[START]
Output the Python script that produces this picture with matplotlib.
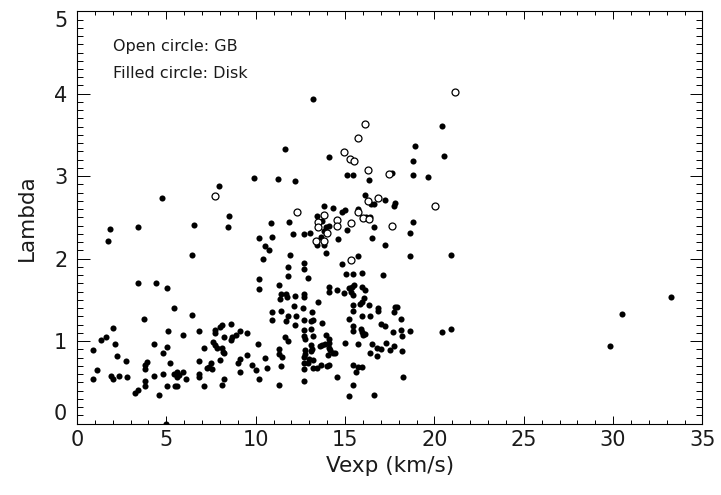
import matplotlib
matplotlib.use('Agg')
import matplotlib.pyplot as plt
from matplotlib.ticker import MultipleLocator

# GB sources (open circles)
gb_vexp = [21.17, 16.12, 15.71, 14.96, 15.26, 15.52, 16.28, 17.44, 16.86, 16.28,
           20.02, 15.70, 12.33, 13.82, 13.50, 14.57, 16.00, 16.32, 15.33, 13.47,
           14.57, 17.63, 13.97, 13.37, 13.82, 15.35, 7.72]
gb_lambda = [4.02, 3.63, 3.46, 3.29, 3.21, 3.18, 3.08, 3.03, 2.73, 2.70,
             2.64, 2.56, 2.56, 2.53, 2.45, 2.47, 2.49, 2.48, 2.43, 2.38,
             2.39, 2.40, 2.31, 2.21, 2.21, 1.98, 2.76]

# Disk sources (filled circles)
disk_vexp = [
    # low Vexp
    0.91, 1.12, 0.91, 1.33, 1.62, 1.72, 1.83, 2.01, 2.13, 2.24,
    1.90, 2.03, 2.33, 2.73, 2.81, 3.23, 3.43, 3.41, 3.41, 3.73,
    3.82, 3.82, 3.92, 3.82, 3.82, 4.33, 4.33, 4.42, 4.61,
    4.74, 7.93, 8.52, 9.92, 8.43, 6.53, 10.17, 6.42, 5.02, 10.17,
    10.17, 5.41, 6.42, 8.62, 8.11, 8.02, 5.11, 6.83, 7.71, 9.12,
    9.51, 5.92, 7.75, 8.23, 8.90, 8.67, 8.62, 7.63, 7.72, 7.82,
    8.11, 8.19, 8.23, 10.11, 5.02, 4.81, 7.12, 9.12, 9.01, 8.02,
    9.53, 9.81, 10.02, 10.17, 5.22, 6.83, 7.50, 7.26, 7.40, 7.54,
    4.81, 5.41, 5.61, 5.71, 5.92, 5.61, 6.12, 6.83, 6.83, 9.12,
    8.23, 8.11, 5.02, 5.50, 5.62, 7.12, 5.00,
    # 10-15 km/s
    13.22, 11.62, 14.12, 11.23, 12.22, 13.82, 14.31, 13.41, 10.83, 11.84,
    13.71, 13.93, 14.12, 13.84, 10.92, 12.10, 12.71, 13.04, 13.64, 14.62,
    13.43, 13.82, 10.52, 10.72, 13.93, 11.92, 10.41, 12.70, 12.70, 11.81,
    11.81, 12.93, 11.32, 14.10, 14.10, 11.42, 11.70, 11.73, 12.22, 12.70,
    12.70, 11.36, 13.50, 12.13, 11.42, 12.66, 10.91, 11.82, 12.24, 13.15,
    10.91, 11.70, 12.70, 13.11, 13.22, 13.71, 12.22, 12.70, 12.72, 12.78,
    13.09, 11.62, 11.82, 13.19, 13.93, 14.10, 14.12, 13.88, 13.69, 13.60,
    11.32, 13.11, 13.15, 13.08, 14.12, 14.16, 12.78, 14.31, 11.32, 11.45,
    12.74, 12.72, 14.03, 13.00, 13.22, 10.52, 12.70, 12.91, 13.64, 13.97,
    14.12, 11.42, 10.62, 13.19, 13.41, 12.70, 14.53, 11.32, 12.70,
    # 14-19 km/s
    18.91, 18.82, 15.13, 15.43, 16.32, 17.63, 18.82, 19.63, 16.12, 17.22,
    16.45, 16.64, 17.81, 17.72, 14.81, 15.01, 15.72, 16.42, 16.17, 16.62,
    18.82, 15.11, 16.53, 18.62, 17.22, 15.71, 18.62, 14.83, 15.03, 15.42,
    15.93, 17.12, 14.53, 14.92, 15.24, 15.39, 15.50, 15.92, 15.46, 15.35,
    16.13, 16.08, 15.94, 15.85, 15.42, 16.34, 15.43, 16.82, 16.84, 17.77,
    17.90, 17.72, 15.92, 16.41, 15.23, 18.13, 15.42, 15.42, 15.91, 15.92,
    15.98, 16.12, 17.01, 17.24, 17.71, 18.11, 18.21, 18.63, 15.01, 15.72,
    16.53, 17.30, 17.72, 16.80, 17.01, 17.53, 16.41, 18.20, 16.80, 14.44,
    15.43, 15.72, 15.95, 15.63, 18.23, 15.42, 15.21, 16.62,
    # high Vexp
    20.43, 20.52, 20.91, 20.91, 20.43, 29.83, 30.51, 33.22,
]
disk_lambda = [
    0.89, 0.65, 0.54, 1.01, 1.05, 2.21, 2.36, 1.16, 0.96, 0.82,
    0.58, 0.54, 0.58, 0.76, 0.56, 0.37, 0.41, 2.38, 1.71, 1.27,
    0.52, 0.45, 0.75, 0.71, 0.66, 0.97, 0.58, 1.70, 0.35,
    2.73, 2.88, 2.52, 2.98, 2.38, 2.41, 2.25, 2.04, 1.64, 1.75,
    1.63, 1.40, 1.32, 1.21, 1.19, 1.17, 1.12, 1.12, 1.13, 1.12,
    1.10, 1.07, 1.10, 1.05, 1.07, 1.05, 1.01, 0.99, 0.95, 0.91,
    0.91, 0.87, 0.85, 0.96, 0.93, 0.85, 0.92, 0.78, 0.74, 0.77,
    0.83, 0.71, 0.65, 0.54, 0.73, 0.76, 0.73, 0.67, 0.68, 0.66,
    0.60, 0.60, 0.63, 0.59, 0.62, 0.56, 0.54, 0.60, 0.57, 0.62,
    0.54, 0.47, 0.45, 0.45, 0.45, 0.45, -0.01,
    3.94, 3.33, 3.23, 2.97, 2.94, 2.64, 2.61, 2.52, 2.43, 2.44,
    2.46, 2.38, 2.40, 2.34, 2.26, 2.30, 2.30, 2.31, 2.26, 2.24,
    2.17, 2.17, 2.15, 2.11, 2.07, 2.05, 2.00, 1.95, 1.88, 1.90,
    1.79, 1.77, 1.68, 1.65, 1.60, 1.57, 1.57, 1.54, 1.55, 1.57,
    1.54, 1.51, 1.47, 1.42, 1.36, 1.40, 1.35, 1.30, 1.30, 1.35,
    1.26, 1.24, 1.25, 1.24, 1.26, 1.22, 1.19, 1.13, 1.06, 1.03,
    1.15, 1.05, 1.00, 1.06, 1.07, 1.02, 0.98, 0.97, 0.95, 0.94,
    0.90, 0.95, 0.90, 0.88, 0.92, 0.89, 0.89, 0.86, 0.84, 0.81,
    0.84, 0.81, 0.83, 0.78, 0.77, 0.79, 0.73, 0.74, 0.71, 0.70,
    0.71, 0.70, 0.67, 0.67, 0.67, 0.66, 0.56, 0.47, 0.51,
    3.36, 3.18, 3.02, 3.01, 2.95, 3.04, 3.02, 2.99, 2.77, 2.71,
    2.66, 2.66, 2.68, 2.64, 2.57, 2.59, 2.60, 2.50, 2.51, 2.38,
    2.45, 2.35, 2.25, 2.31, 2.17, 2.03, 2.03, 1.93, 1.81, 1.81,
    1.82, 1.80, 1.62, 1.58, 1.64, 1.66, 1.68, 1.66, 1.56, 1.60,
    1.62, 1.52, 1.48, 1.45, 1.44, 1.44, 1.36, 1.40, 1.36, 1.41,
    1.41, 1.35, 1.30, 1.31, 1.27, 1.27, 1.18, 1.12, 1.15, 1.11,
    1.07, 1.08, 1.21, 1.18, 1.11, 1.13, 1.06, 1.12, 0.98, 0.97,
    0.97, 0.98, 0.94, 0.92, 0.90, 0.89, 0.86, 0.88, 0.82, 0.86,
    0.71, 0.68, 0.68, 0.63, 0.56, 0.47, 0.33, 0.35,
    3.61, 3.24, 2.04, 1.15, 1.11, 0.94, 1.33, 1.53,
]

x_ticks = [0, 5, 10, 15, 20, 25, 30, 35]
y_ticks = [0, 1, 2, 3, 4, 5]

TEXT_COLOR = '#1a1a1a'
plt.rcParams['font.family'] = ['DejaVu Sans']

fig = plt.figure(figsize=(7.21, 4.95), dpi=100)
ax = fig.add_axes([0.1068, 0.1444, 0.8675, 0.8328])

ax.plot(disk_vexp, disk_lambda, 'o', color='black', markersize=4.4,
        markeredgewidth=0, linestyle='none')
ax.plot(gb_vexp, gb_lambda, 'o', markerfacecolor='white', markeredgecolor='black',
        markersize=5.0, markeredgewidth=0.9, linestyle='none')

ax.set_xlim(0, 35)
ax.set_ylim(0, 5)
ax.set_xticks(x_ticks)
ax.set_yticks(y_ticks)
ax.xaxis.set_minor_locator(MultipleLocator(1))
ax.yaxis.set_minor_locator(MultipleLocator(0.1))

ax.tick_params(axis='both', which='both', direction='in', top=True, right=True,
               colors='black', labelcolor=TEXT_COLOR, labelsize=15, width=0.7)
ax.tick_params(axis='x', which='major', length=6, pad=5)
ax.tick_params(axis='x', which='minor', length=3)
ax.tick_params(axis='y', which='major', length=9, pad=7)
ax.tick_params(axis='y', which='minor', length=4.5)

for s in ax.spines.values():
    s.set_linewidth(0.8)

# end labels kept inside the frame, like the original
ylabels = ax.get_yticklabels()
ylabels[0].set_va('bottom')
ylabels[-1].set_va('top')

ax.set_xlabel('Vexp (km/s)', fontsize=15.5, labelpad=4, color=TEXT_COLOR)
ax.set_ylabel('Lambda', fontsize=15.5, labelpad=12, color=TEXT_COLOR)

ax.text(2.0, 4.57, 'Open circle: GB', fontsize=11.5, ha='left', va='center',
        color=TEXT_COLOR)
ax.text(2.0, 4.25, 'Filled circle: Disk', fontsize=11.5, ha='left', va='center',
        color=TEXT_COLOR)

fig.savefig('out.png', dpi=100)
[END]
_GOAL OF THE EXERCISE_:
Select all lines in the listing that include the word "matplotlib".

_EXERCISE RESPONSE_:
Output the Python script that produces this picture with matplotlib.
import matplotlib
matplotlib.use('Agg')
import matplotlib.pyplot as plt
from matplotlib.ticker import MultipleLocator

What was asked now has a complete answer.